My ranking of the worst states in the country to drive through:
1) New Jersey
2) Kansas
3) Illinois
4) Nebraska
5) Texas

Reasoning: New Jersey has a ton of traffic, and every car is driven by someone who is pissed about the fact they are in New Jersey. Jersey also makes you pay tolls in about the distance interval it takes my 15 year old Jeep to get back up to 70 mph after stopping for the previous toll. The tolls are also very odd amounts. Once I got stuck in this lane at the booth: "toll 65 cents, exact change only". I almost rear-ended another car because I was too busy frantically searching my car for a nickle.
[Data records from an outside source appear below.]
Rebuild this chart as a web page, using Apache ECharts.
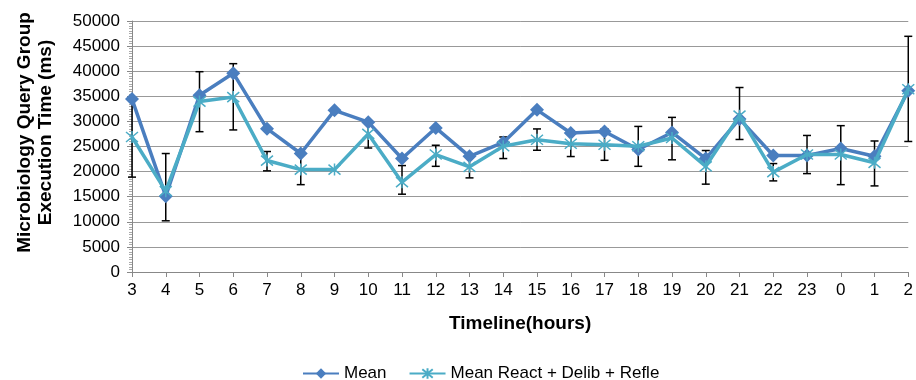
<!DOCTYPE html>
<html>
<head>
<meta charset="utf-8">
<script src="https://cdn.jsdelivr.net/npm/echarts@6/dist/echarts.min.js"></script>
<style>
html,body{margin:0;padding:0;background:#fff;}
#chart{width:916px;height:380px;}
</style>
</head>
<body>
<div id="chart"></div>
<script>
var categories = ['3','4','5','6','7','8','9','10','11','12','13','14','15','16','17','18','19','20','21','22','23','0','1','2'];
var meanValues = [34450, 15100, 35200, 39600, 28550, 23600, 32200, 29850, 22600, 28700, 23050, 25800, 32300, 27700, 28000, 24400, 27800, 22600, 30500, 23200, 23200, 24600, 23050, 36100];
var reactValues = [26900, 16100, 33950, 34850, 22200, 20400, 20400, 27500, 17900, 23400, 20950, 25050, 26350, 25550, 25350, 25050, 26700, 21050, 31150, 19900, 23400, 23400, 21750, 36400];
var errLow = [18900, 10200, 27950, 28300, 20150, 17400, null, 24700, 15500, 21050, 18750, 22600, 24250, 23000, 22250, 21050, 22350, 17500, 26400, 18150, 19600, 17400, 17150, 26000];
var errHigh = [34900, 23600, 39900, 41500, 24000, 23400, null, 29700, 21200, 25250, 23100, 26900, 28500, 28100, 28500, 29000, 30800, 24200, 36750, 21600, 27200, 29150, 26100, 46950];
var seriesNames = ['Mean', 'Mean React + Delib + Refle'];

var errData = [];
for (var i = 0; i < categories.length; i++) {
  if (errLow[i] != null) errData.push([i, errLow[i], errHigh[i]]);
}

var chart = echarts.init(document.getElementById('chart'));
var font = 'Liberation Sans, Arial, sans-serif';
var asterisk = 'path://M0,0L10,10M10,0L0,10M5,-1L5,11';
chart.setOption({
  animation: false,
  grid: {left: 132, right: 7, top: 21, bottom: 108, containLabel: false},
  legend: {
    bottom: -7,
    left: 297,
    itemWidth: 36,
    itemHeight: 13,
    itemGap: 22,
    textStyle: {fontFamily: font, fontSize: 17, color: '#000'},
    data: seriesNames
  },
  xAxis: {
    type: 'category',
    data: categories,
    boundaryGap: false,
    name: 'Timeline(hours)',
    nameLocation: 'middle',
    nameGap: 42,
    nameTextStyle: {fontFamily: font, fontSize: 19, fontWeight: 'bold', color: '#000'},
    axisLine: {lineStyle: {color: '#888', width: 1}},
    axisTick: {show: true, alignWithLabel: true, length: 5, lineStyle: {color: '#888'}},
    axisLabel: {fontFamily: font, fontSize: 17, color: '#000', margin: 10, interval: 0}
  },
  yAxis: {
    type: 'value',
    min: 0,
    max: 50000,
    interval: 5000,
    name: 'Microbiology Query Group\nExecution Time (ms)',
    nameLocation: 'middle',
    nameGap: 76,
    nameRotate: 90,
    nameTextStyle: {fontFamily: font, fontSize: 19, fontWeight: 'bold', color: '#000', lineHeight: 21, padding: [0, 0, 0, 28]},
    axisLine: {show: true, lineStyle: {color: '#888', width: 1}},
    axisTick: {show: true, length: 5, lineStyle: {color: '#888'}},
    minorTick: {show: true, splitNumber: 10, length: 3, lineStyle: {color: '#aaa'}},
    axisLabel: {fontFamily: font, fontSize: 17, color: '#000', margin: 12, formatter: function (v) { return String(v); }},
    splitLine: {show: true, lineStyle: {color: '#999', width: 1}}
  },
  series: [
    {
      type: 'custom',
      name: 'err',
      z: 1,
      data: errData,
      renderItem: function (params, api) {
        var x = api.coord([api.value(0), api.value(1)])[0];
        var yLow = api.coord([api.value(0), api.value(1)])[1];
        var yHigh = api.coord([api.value(0), api.value(2)])[1];
        var cap = 4;
        var style = {stroke: '#000', lineWidth: 1.5, fill: null};
        return {
          type: 'group',
          children: [
            {type: 'line', shape: {x1: x, y1: yLow, x2: x, y2: yHigh}, style: style},
            {type: 'line', shape: {x1: x - cap, y1: yLow, x2: x + cap, y2: yLow}, style: style},
            {type: 'line', shape: {x1: x - cap, y1: yHigh, x2: x + cap, y2: yHigh}, style: style}
          ]
        };
      },
      silent: true
    },
    {
      type: 'line',
      name: seriesNames[0],
      z: 3,
      data: meanValues,
      symbol: 'diamond',
      symbolSize: 14,
      showAllSymbol: true,
      lineStyle: {color: '#4A7EBF', width: 3.5},
      itemStyle: {color: '#4A7EBF'}
    },
    {
      type: 'line',
      name: seriesNames[1],
      z: 4,
      data: reactValues,
      symbol: asterisk,
      symbolSize: 12,
      showAllSymbol: true,
      lineStyle: {color: '#4BACC6', width: 3.5},
      itemStyle: {color: '#4BACC6', borderColor: '#4BACC6', borderWidth: 1.5}
    }
  ]
});
</script>
</body>
</html>
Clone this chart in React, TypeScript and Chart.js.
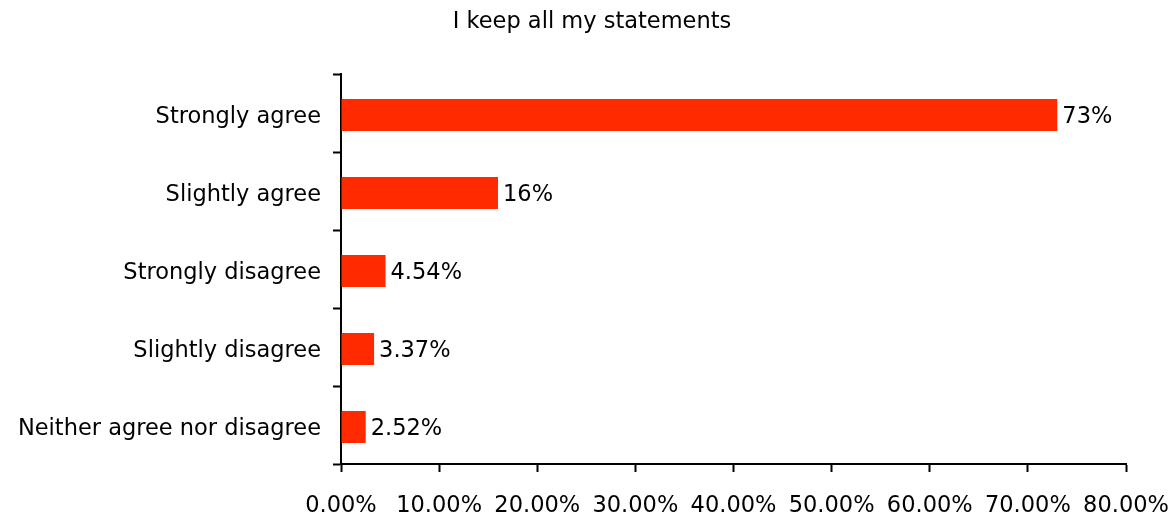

Kansas and Nebraska are on there for the same reason. Both are very wide, flat, states that you always have to drive lengthwise across. Takes forever, nothing to look at. Kansas is worse than Nebraska because Nebraska at least has a river next to the road most of the way if you're on I-80. Illinois is in between these two states because while it's not quite as boring to drive through (though it's very close), Illinois one ups Kansas and Nebraska by adding traffic and tolls. The Chicago area is the Jersey of the Midwest, driving wise. However, while the boring scenery + traffic pushes Illinois past Nebraska, not even that combo can beat out the overwhelming blandness of Kansas.

And Texas? Well, I just plain don't like Texas.

And really, both Kansas and Nebraska should include Eastern Colorado. In many ways Eastern Colorado is worse to drive through than either of those states. It's even more desolate, and you keep expecting to see mountains and they take forever to show up.

The one saving grace about driving in eastern Colorado (or western Kansas or the TX or OK panhandles), is playing tumbleweed tag, seen in the video above. It's so dry in this region that all you need is one good windy day and half the dead bushes in the state are blowing across the road in front of you. Tumbleweeds are the one thing that is fun to hit with your car, because tumbleweeds shatter. You nail a big one and can look in your rear view mirror and see the broken remains flailing about the road. It's fun to be able to completely and utterly destroy something with no consequences, like throwing glass bottles into the recycling bin. After a good long stretch of tumbleweed tag I'll stop the Jeep and pause to remove bits of snapped off twigs stuck in its grill. Then I'll pat it on the hood, a job well done.

As you can probably tell, I didn't have video games growing up.